** START OF Data provided **

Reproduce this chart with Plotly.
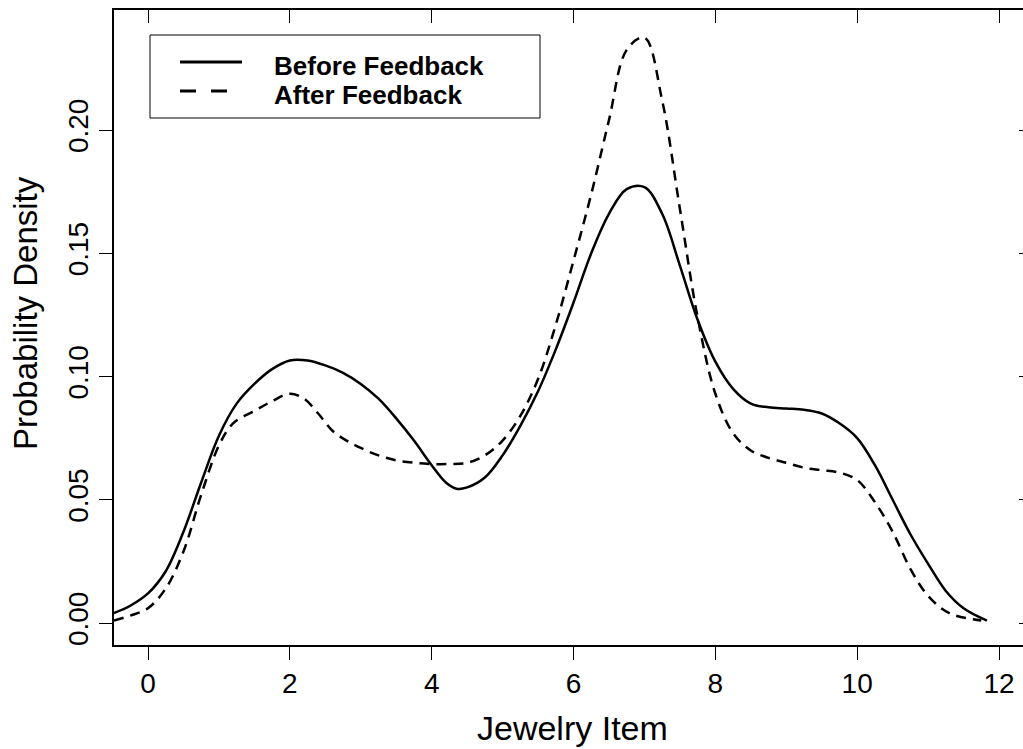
import plotly.graph_objects as go

# ---------------- data ----------------
before_x = [-0.48, -0.25, 0.0, 0.25, 0.5, 0.75, 1.0, 1.25, 1.5, 1.75, 2.0, 2.25, 2.5, 2.75,
            3.0, 3.25, 3.5, 3.75, 4.0, 4.2, 4.35, 4.5, 4.75, 5.0, 5.25, 5.5, 5.75, 6.0,
            6.25, 6.5, 6.75, 7.0, 7.25, 7.5, 7.75, 8.0, 8.25, 8.5, 8.75,
            9.0, 9.25, 9.5, 9.75, 10.0, 10.25, 10.5, 10.75, 11.0, 11.25, 11.5, 11.83]
before_y = [0.004, 0.007, 0.012, 0.021, 0.037, 0.057, 0.076, 0.089, 0.097, 0.103, 0.1065, 0.1065,
            0.1045, 0.1015, 0.097, 0.091, 0.083, 0.074, 0.064, 0.057, 0.0545, 0.055, 0.059,
            0.068, 0.080, 0.094, 0.111, 0.130, 0.150, 0.166, 0.1760, 0.1768,
            0.166, 0.145, 0.123, 0.106, 0.095, 0.089, 0.0875, 0.087, 0.0865, 0.085,
            0.081, 0.075, 0.064, 0.050, 0.036, 0.024, 0.013, 0.006, 0.001]

after_x = [-0.48, -0.25, 0.0, 0.25, 0.5, 0.75, 1.0, 1.2, 1.5, 1.75, 2.0, 2.2, 2.4, 2.6, 2.8,
           3.0, 3.25, 3.5, 3.75, 4.0, 4.25, 4.5, 4.75, 5.0, 5.25, 5.5, 5.75, 6.0, 6.25,
           6.5, 6.75, 7.0, 7.25, 7.5, 7.75, 8.0, 8.25,
           8.5, 8.75, 9.0, 9.25, 9.5, 9.75, 10.0, 10.25, 10.5, 10.75, 11.0, 11.3, 11.75]
after_y = [0.001, 0.003, 0.006, 0.014, 0.029, 0.052, 0.072, 0.081, 0.086, 0.090, 0.093, 0.091,
           0.085, 0.078, 0.074, 0.071, 0.068, 0.066, 0.065, 0.0645, 0.0645, 0.065, 0.068,
           0.074, 0.084, 0.099, 0.121, 0.147, 0.174, 0.204, 0.2325, 0.2375, 0.212,
           0.168, 0.124, 0.093, 0.077, 0.070, 0.067, 0.065,
           0.063, 0.062, 0.061, 0.058, 0.049, 0.037, 0.022, 0.011, 0.004, 0.001]

x_ticks = [0, 2, 4, 6, 8, 10, 12]
y_ticks = [0.00, 0.05, 0.10, 0.15, 0.20]
y_tick_text = ["0.00", "0.05", "0.10", "0.15", "0.20"]
series_names = ["Before Feedback", "After Feedback"]
x_title = "Jewelry Item"
y_title = "Probability Density"

# ---------------- layout geometry ----------------
W, H = 1023, 749
ML, MR, MT, MB = 114, 0, 10, 104
PW, PH = W - ML - MR, H - MT - MB
FONT = "Liberation Sans, Arial, Helvetica, sans-serif"


def px_x(p):
    return (p - ML) / PW


def px_y(p):
    return (H - MB - p) / PH


fig = go.Figure()
fig.add_trace(go.Scatter(x=before_x, y=before_y, mode="lines", name=series_names[0],
                         line=dict(color="black", width=2.5, shape="spline", smoothing=1.0)))
fig.add_trace(go.Scatter(x=after_x, y=after_y, mode="lines", name=series_names[1],
                         line=dict(color="black", width=2.5, dash="10px,7px",
                                   shape="spline", smoothing=1.0)))
# invisible trace to activate the mirror axes (top ticks / right ticks)
fig.add_trace(go.Scatter(x=[None], y=[None], xaxis="x2", yaxis="y2",
                         showlegend=False, hoverinfo="skip"))

x_range = [-0.4794, 12.338]
y_range = [-0.008925, 0.24868]

fig.update_layout(
    width=W, height=H,
    margin=dict(l=ML, r=MR, t=MT, b=MB, pad=0),
    paper_bgcolor="white", plot_bgcolor="white",
    showlegend=False,
    font=dict(family=FONT, color="black"),
    xaxis=dict(range=x_range, tickvals=x_ticks, ticks="outside", ticklen=13,
               tickwidth=1, tickcolor="black", showline=True, linecolor="black",
               linewidth=1.5, showgrid=False, zeroline=False,
               tickfont=dict(size=28, family=FONT, color="black")),
    yaxis=dict(range=y_range, tickvals=y_ticks, ticktext=y_tick_text, ticks="outside",
               ticklen=13, tickwidth=1, tickcolor="black", showline=True,
               linecolor="black", linewidth=1.5, showgrid=False, zeroline=False,
               tickangle=-90, tickfont=dict(size=28, family=FONT, color="black")),
    xaxis2=dict(range=x_range, overlaying="x", side="top", tickvals=x_ticks,
                ticks="inside", ticklen=13, tickwidth=1, tickcolor="black",
                showticklabels=False, showline=True, linecolor="black", linewidth=1.5,
                showgrid=False, zeroline=False),
    yaxis2=dict(range=y_range, overlaying="y", side="right", tickvals=y_ticks,
                ticks="inside", ticklen=4, tickwidth=1, tickcolor="black",
                showticklabels=False, showline=False, showgrid=False, zeroline=False),
)

# axis titles
fig.add_annotation(text=x_title, xref="paper", yref="paper", x=px_x(572), y=px_y(728),
                   xanchor="center", yanchor="middle", showarrow=False,
                   font=dict(size=34, family=FONT, color="black"))
fig.add_annotation(text=y_title, xref="paper", yref="paper", x=px_x(26), y=px_y(313),
                   xanchor="center", yanchor="middle", showarrow=False, textangle=-90,
                   font=dict(size=33, family=FONT, color="black"))

# legend box (drawn manually to match the reference layout)
fig.add_shape(type="rect", xref="paper", yref="paper", x0=px_x(150), x1=px_x(540),
              y0=px_y(118), y1=px_y(35), line=dict(color="black", width=1),
              fillcolor="white", layer="above")
fig.add_shape(type="line", xref="paper", yref="paper", x0=px_x(180), x1=px_x(242),
              y0=px_y(62), y1=px_y(62), line=dict(color="black", width=3.2))
fig.add_shape(type="line", xref="paper", yref="paper", x0=px_x(180), x1=px_x(228),
              y0=px_y(91), y1=px_y(91), line=dict(color="black", width=3.2, dash="16px,15px"))
fig.add_annotation(text="<b>%s</b>" % series_names[0], xref="paper", yref="paper",
                   x=px_x(272), y=px_y(66), xanchor="left", yanchor="middle",
                   showarrow=False, font=dict(size=26, family=FONT, color="black"))
fig.add_annotation(text="<b>%s</b>" % series_names[1], xref="paper", yref="paper",
                   x=px_x(272), y=px_y(95), xanchor="left", yanchor="middle",
                   showarrow=False, font=dict(size=26, family=FONT, color="black"))

fig.write_html("out.html")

** END OF Data provided **

◆ Exercise task ◆
Repeat the lines of the listing above verbatim, beginning at its first line and ending at the line containing "0.081, 0.075, 0.064, 0.050, 0.036, 0.024, 0.013, 0.006, 0.001]", which is included. Omit pictures.

◆ Written solution ◆
Reproduce this chart with Plotly.
import plotly.graph_objects as go

# ---------------- data ----------------
before_x = [-0.48, -0.25, 0.0, 0.25, 0.5, 0.75, 1.0, 1.25, 1.5, 1.75, 2.0, 2.25, 2.5, 2.75,
            3.0, 3.25, 3.5, 3.75, 4.0, 4.2, 4.35, 4.5, 4.75, 5.0, 5.25, 5.5, 5.75, 6.0,
            6.25, 6.5, 6.75, 7.0, 7.25, 7.5, 7.75, 8.0, 8.25, 8.5, 8.75,
            9.0, 9.25, 9.5, 9.75, 10.0, 10.25, 10.5, 10.75, 11.0, 11.25, 11.5, 11.83]
before_y = [0.004, 0.007, 0.012, 0.021, 0.037, 0.057, 0.076, 0.089, 0.097, 0.103, 0.1065, 0.1065,
            0.1045, 0.1015, 0.097, 0.091, 0.083, 0.074, 0.064, 0.057, 0.0545, 0.055, 0.059,
            0.068, 0.080, 0.094, 0.111, 0.130, 0.150, 0.166, 0.1760, 0.1768,
            0.166, 0.145, 0.123, 0.106, 0.095, 0.089, 0.0875, 0.087, 0.0865, 0.085,
            0.081, 0.075, 0.064, 0.050, 0.036, 0.024, 0.013, 0.006, 0.001]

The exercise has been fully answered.